Having a rough year already? Maybe some otters in ponchos might help.
I keep thinking about the Peaks of Otter, the way you might think about a book you haven’t read yet but already feel fond of. It sits out there quietly, not asking anything from me, just existing as a future possibility. Sometime this year, I want to go – not urgently, not as a quest, just as a gentle agreement with myself. I’ve been here for years and still haven’t headed over to that neck of rhe woods yet.
It makes me laugh that the name promises otters, and everyone knows you probably won’t see one. That feels solid somehow. A place that doesn’t guarantee its mascot. You show up for the idea, the shape of it, the sound of water and wind, and the way the mountains lean toward each other like they’re in on a secret.

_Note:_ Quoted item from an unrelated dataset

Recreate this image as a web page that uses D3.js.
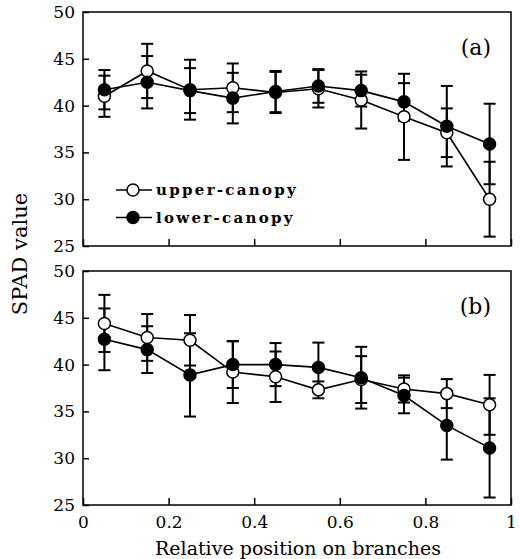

I imagine the drive first: the slow unspooling of roads, trees reflecting the seasons, the radio half-listened to. That soft mental shift where Roanoke loosens its grip and your thoughts stretch their legs. By the time the peaks come into view, you are already different, even if only by a degree or two.
If we go and there are no otters, that will be fine. We will have seen ridgelines and old stone and the lake holding the sky like a comfy hammock. We will have walked a little and stood still a lot. We will have proven that the point was never the animal, but the act of going, of saying yes to a day that asks nothing more than your presence.
And if by some cosmic joke an otter does appear, slick and brief and unimpressed with us, that will just be a bonus. A footnote. The real entry will already be written in advance, in the wanting to go, in the quiet promise that sometime this year we will.